Приведу такой пример. Американский дипломат Дж. Ф. Кеннан, большой знаток России, работавший в СССР на протяжении двух десятилетий (в 1930–1950-х годах с перерывами), в 1951 году писал, о какой России нельзя даже мечтать американцам. Первым из этих признаков он назвал невозможность в ней такого экономического устройства, которое основано на рыночной экономике. И обосновал свой вывод следующими соображениями: «Россия едва ли была знакома с частной инициативой в том ее виде, к которому мы привыкли в Америке… К тому же торгово-промышленная деятельность не считалась в России таким почетным занятием, как на Западе» [56] .

56

Кеннан Дж. Ф. Америка и русское будущее // Новая и новейшая история. 2001. № 3. С. 81–94.

Действительно, исторически в России отношение к торговой деятельности было более негативным, чем в Западной Европе и Америке, в Азии и на Кавказе. Однако в 1991–1994 годах страна, утратившая, казалось бы, за годы советской власти остатки опыта частного предпринимательства, продемонстрировала небывалые в мировой истории темпы прироста численности предпринимателей. За четыре года только в одну из его разновидностей, челночную торговлю, было вовлечено 10 млн человек — бывшие врачи и учителя, инженеры и рабочие [57] .

57

«Челноки» — физические лица, перемещающие товары через границу в форме личного багажа. (История челночного предпринимательства России): http://www.bishelp.ru/vne_format/detail.php?ID=30103

Не буду оценивать качество российского опыта форсированного роста слоя предпринимателей.
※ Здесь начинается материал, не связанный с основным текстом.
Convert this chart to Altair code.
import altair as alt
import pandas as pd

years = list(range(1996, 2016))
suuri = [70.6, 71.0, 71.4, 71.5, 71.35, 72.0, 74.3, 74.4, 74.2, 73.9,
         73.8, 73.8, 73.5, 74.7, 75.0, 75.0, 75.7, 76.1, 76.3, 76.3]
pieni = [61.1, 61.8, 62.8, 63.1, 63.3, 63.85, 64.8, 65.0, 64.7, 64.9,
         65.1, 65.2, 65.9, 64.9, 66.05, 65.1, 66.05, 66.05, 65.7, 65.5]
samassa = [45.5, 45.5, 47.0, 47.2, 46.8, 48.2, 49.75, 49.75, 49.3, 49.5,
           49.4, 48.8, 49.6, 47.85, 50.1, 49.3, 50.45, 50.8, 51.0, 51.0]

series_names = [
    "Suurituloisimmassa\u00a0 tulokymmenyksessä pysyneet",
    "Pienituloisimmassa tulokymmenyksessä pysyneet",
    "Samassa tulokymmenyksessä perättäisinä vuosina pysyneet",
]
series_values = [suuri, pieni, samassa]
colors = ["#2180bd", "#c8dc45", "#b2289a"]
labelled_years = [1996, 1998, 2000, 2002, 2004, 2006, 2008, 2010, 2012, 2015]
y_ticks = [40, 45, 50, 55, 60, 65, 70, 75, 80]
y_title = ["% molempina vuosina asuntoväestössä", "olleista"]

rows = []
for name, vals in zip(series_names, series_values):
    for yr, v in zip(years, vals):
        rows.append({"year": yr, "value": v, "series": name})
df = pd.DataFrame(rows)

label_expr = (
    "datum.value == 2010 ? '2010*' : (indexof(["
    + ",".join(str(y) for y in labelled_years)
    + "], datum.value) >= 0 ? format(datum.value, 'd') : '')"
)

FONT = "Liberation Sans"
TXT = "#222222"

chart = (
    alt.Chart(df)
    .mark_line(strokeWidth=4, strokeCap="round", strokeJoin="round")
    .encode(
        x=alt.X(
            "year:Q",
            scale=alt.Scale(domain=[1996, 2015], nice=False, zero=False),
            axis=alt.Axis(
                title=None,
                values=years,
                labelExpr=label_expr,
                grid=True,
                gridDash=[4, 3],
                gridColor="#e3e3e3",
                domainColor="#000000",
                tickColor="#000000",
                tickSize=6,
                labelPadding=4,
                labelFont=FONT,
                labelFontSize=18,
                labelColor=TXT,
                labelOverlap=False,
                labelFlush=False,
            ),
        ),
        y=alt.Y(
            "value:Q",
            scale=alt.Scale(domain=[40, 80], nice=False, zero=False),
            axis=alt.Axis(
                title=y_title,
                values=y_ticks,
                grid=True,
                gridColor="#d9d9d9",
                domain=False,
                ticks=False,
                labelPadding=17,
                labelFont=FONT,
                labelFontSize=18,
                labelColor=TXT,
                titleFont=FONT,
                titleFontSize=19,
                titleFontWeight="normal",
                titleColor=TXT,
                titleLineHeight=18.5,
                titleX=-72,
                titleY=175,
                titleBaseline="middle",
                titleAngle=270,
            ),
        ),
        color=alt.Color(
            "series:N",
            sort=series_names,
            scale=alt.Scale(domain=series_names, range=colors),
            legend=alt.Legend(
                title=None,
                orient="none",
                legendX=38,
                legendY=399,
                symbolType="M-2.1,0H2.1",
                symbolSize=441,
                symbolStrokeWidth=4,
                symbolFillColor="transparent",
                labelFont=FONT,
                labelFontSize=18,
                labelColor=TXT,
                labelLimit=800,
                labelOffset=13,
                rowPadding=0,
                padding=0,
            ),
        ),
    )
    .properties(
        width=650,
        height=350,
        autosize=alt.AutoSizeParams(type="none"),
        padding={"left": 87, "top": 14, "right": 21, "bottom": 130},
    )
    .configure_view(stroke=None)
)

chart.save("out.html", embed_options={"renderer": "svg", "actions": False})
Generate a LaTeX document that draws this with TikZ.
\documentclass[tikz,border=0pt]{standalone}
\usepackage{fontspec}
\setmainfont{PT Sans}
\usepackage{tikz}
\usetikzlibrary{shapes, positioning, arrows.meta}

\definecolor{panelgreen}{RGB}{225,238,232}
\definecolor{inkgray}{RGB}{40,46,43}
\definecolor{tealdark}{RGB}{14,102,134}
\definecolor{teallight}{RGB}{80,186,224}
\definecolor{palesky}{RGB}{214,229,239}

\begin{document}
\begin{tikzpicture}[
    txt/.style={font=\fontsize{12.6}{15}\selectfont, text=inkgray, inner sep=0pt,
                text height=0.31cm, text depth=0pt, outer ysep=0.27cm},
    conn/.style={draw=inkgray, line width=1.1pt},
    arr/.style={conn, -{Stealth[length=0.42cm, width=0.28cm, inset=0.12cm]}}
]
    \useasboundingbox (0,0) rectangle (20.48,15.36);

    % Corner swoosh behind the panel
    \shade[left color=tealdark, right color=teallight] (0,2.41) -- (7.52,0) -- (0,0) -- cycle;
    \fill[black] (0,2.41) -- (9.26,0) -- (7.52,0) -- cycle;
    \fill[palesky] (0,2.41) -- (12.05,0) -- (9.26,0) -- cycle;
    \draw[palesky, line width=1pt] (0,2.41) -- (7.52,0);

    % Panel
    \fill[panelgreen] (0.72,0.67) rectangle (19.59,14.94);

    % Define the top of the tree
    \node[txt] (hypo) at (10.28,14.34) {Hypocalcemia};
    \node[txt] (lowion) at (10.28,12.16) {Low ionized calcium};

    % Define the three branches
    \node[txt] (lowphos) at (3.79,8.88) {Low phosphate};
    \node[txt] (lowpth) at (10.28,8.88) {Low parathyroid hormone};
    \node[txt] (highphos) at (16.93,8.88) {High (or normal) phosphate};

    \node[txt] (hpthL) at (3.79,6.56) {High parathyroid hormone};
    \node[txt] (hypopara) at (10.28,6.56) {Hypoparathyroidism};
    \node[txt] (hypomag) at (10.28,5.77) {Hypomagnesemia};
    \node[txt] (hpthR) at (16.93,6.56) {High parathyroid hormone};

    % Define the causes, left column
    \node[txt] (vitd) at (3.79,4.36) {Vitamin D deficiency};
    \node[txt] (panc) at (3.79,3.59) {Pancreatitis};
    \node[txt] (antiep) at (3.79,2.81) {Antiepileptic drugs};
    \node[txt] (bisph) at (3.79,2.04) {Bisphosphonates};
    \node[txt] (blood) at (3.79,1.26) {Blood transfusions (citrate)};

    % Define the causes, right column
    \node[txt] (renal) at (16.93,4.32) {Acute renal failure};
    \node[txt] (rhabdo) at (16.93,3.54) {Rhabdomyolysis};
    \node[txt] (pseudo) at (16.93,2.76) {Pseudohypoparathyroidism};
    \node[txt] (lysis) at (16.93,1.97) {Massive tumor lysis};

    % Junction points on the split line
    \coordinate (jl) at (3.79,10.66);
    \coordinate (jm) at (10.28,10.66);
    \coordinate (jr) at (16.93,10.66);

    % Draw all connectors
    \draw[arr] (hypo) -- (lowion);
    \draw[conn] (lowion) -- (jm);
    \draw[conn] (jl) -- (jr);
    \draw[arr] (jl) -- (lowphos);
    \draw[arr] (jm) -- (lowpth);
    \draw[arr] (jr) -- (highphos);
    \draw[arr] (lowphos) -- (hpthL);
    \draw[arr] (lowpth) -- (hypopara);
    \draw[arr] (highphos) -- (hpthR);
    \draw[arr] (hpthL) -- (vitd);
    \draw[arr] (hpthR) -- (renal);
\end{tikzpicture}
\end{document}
Это особая тема. Скажу лишь, что этот опыт опроверг теоретическую догму, согласно которой «уровень образованности можно поднять при соответствующих затратах за непродолжительный период времени, тогда как культура труда формируется национальным историческим развитием и традициями, поэтому на ее изменение можно рассчитывать лишь в сравнительно длительной перспективе» [58] . Но ориентация на ту или иную сферу деятельности как раз и считалась самым инертным элементом культуры труда. Однако для ее изменения в России потребовалось три-четыре года, т. е. меньше времени, чем для получения высшего образования (пять-шесть лет).

58

Шкаратан О. И. Русская трудовая и управленческая культура: Опыт исследования в контексте перспектив экономического развития // Мир России. 2002. Т. 11. № 1. С. 3–56.